■ GIVEN REQUEST ■
Report every line in the listing that contains the string "this".

■ DATA SECTION ■
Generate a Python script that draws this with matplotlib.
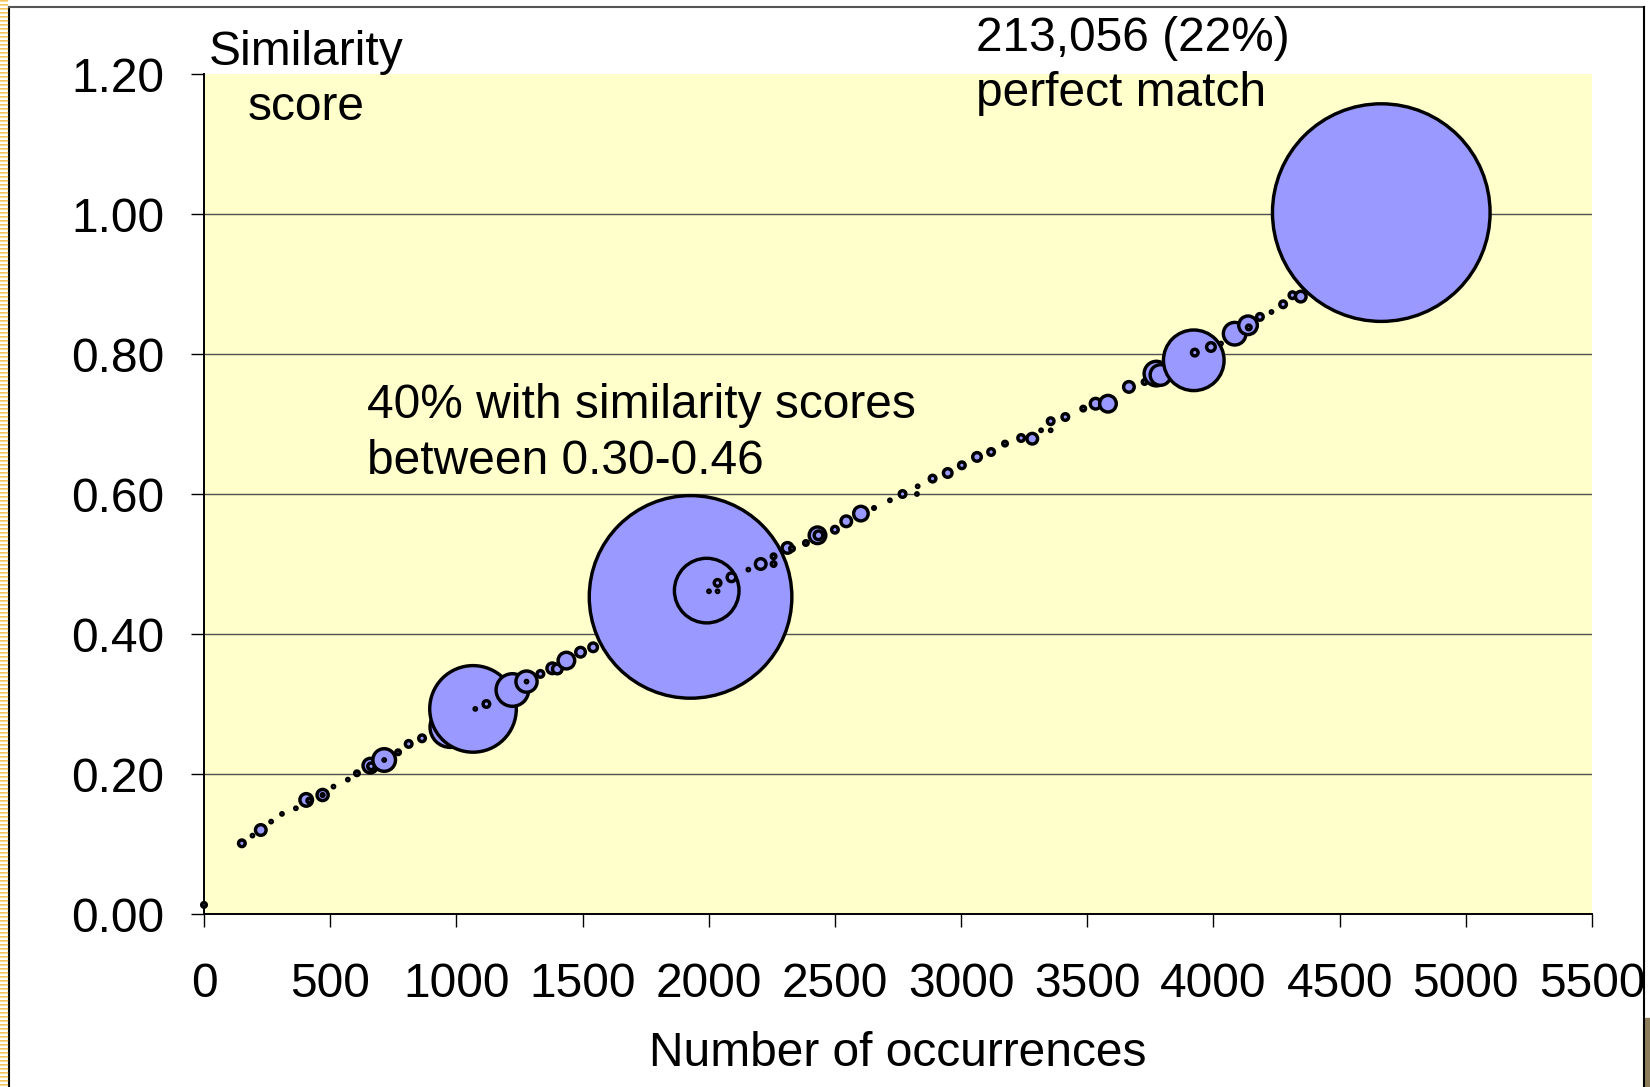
import matplotlib.pyplot as plt
import numpy as np
from matplotlib.lines import Line2D
from matplotlib.patches import Rectangle

plt.rcParams['font.family'] = ['Liberation Sans', 'DejaVu Sans']

# bubble data: number of occurrences, similarity score, bubble size (count)
occurrences = [0, 150, 192, 225, 266, 309, 364, 405, 417, 470, 470, 513, 570, 606,
               659, 662, 714, 714, 769, 811, 864, 976, 1066, 1075, 1119, 1222, 1278,
               1278, 1333, 1380, 1400, 1436, 1492, 1542, 1928, 1992, 2001, 2035, 2035,
               2090, 2157, 2206, 2257, 2257, 2312, 2330, 2385, 2431, 2435, 2500, 2545,
               2603, 2655, 2718, 2768, 2825, 2828, 2887, 2947, 3003, 3063, 3119, 3174,
               3238, 3282, 3317, 3355, 3355, 3413, 3484, 3533, 3582, 3665, 3727, 3774,
               3790, 3922, 3926, 3990, 4030, 4084, 4137, 4140, 4184, 4230, 4276, 4313,
               4346, 4665]
scores = [0.013, 0.101, 0.112, 0.120, 0.132, 0.143, 0.151, 0.163, 0.162, 0.170, 0.170,
          0.182, 0.192, 0.201, 0.212, 0.211, 0.220, 0.220, 0.231, 0.243, 0.251, 0.267,
          0.293, 0.293, 0.300, 0.320, 0.332, 0.332, 0.343, 0.351, 0.350, 0.362, 0.374,
          0.381, 0.453, 0.462, 0.461, 0.461, 0.473, 0.481, 0.492, 0.500, 0.511, 0.500,
          0.523, 0.522, 0.530, 0.541, 0.541, 0.549, 0.561, 0.572, 0.580, 0.591, 0.600,
          0.600, 0.611, 0.622, 0.630, 0.641, 0.653, 0.660, 0.672, 0.680, 0.679, 0.691,
          0.691, 0.704, 0.710, 0.722, 0.729, 0.729, 0.753, 0.760, 0.772, 0.770, 0.791,
          0.802, 0.810, 0.815, 0.829, 0.841, 0.838, 0.853, 0.860, 0.871, 0.884, 0.882,
          1.002]
counts = [280, 440, 70, 860, 110, 70, 70, 1120, 280, 930, 160, 110, 110, 280,
          1410, 440, 2950, 70, 280, 440, 440, 8450, 35330, 110, 440, 5650, 2640,
          70, 440, 860, 740, 1750, 740, 630, 185100, 20170, 70, 70, 440,
          630, 110, 860, 280, 280, 860, 280, 280, 1750, 630, 440, 860,
          1410, 160, 70, 440, 70, 70, 440, 630, 440, 630, 440, 280,
          440, 860, 70, 70, 440, 440, 280, 860, 1750, 860, 280, 3420,
          2510, 17870, 440, 630, 70, 2950, 2110, 280, 440, 110, 440, 440,
          860, 213056]

yticks = [0.0, 0.2, 0.4, 0.6, 0.8, 1.0, 1.2]
xticks = list(range(0, 5501, 500))

W, H = 1650, 1087
fig = plt.figure(figsize=(W / 100, H / 100), dpi=100)
fig.patch.set_facecolor('white')

def fx(px):
    return px / W

def fy(py):
    return 1 - py / H

ax = fig.add_axes([fx(204), fy(914), fx(1592) - fx(204), fy(74) - fy(914)])
ax.set_facecolor('#FFFFCC')

# bubble area proportional to count, largest bubble ~110 px radius
counts_arr = np.array(counts, dtype=float)
r_vis = 110.5 * np.sqrt(counts_arr / counts_arr.max())
lw_px = 3.4
r_marker = np.maximum(r_vis - lw_px / 2, 1.2)
sizes = (2 * r_marker * 0.72) ** 2
ax.scatter(occurrences, scores, s=sizes, c='#9999FF', edgecolors='black',
           linewidths=lw_px * 0.72, zorder=3, clip_on=False)

ax.set_xlim(0, 5500)
ax.set_ylim(0, 1.2)
ax.set_xticks(xticks)
ax.set_yticks(yticks)
ax.set_yticklabels(['%.2f' % v for v in yticks])
for v in yticks[1:-1]:
    ax.axhline(v, color='#505050', lw=1.0, zorder=1)

for s in ['top', 'right']:
    ax.spines[s].set_visible(False)
for s in ['left', 'bottom']:
    ax.spines[s].set_color('black')
    ax.spines[s].set_linewidth(1.4)
ax.tick_params(axis='both', direction='out', length=9.5, width=1.0, color='black',
               labelsize=34.5)
ax.tick_params(axis='x', pad=25)
ax.tick_params(axis='y', pad=19)

fs = 34.5
fig.text(fx(898), fy(1031), 'Number of occurrences', ha='center', va='top', fontsize=fs)
fig.text(fx(306), fy(30), 'Similarity\nscore', ha='center', va='top', fontsize=fs,
         linespacing=1.3)
fig.text(fx(976), fy(16), '213,056 (22%)\nperfect match', ha='left', va='top',
         fontsize=fs, linespacing=1.3)
fig.text(fx(367), fy(383), '40% with similarity scores\nbetween 0.30-0.46', ha='left',
         va='top', fontsize=fs, linespacing=1.3)

# slide frame
fig.add_artist(Line2D([fx(9), fx(9)], [fy(7), 0], color='black', lw=1.5))
fig.add_artist(Line2D([fx(9), fx(1644)], [fy(7), fy(7)], color='#555555', lw=1.5))
fig.add_artist(Line2D([fx(1644), fx(1644)], [fy(7), 0], color='black', lw=1.5))
dotted = Line2D([fx(4), fx(4)], [1, 0], color='#F2C75C', lw=6,
                linestyle=(0, (0.2, 0.28)))
fig.add_artist(dotted)
fig.add_artist(Rectangle((fx(1645), 0), 1 - fx(1645), fy(1018), color='#8C7E5A',
                         transform=fig.transFigure))

fig.savefig('out.png', dpi=100)
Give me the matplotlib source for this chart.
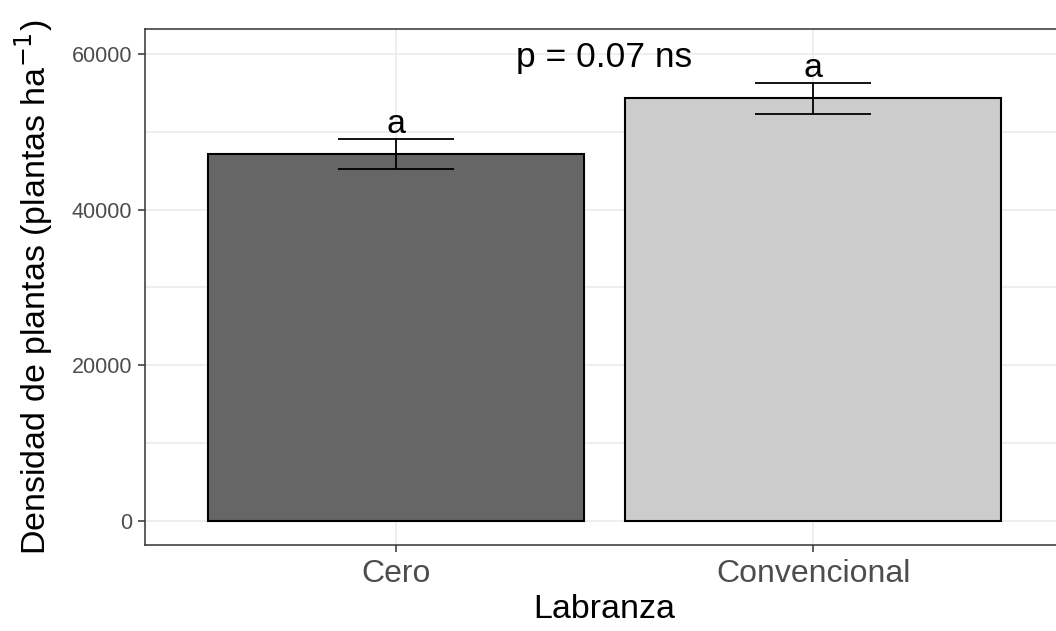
import numpy as np
import matplotlib.pyplot as plt

plt.rcParams['font.family'] = ['Liberation Sans', 'DejaVu Sans']

labranza = ['Cero', 'Convencional']
densidad = [47150, 54300]
error = [1900, 2030]
letras = ['a', 'a']
colores = ['#666666', '#CCCCCC']
yticks = [0, 20000, 40000, 60000]

fig = plt.figure(figsize=(10.56, 6.31), dpi=100)
ax = fig.add_axes([145 / 1056, 86 / 631, 919 / 1056, 516 / 631])

x = np.arange(1, len(labranza) + 1)
ax.bar(x, densidad, width=0.9, color=colores, edgecolor='black', linewidth=1.5, zorder=3)
ax.errorbar(x, densidad, yerr=error, fmt='none', ecolor='black', elinewidth=1.3,
            capsize=42, capthick=1.3, zorder=4)
for xi, m, e, l in zip(x, densidad, error, letras):
    ax.text(xi, m + e + 770, l, ha='center', va='baseline', fontsize=24.5, color='black', zorder=5)

ax.text(1.5, 59600, 'p = 0.07 ns', ha='center', va='center', fontsize=25.5, color='black')

ax.set_xlim(0.4, 2.6)
ax.set_ylim(-3084, 63210)
ax.set_xticks(x)
ax.set_xticklabels(labranza)
ax.set_yticks(yticks)
ax.set_yticks([10000, 30000, 50000], minor=True)
ax.grid(True, which='both', color='#EBEBEB', linewidth=1.2, zorder=0)
ax.set_axisbelow(True)

ax.tick_params(axis='x', labelsize=23, colors='#333333', labelcolor='#4D4D4D', length=5, width=1.1, pad=5)
ax.tick_params(axis='y', labelsize=15.5, colors='#333333', labelcolor='#4D4D4D', length=5, width=1.1, pad=4)
ax.tick_params(axis='y', which='minor', length=0)

for s in ax.spines.values():
    s.set_color('#333333')
    s.set_linewidth(1.1)

ax.set_xlabel('Labranza', fontsize=24.5, labelpad=4)
ax.set_ylabel('Densidad de plantas (plantas ha$^{-1}$)', fontsize=24.5, labelpad=12)

fig.savefig('out.png', dpi=100)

■ ANSWER IN FULL ■
Generate a Python script that draws this with matplotlib.
Give me the matplotlib source for this chart.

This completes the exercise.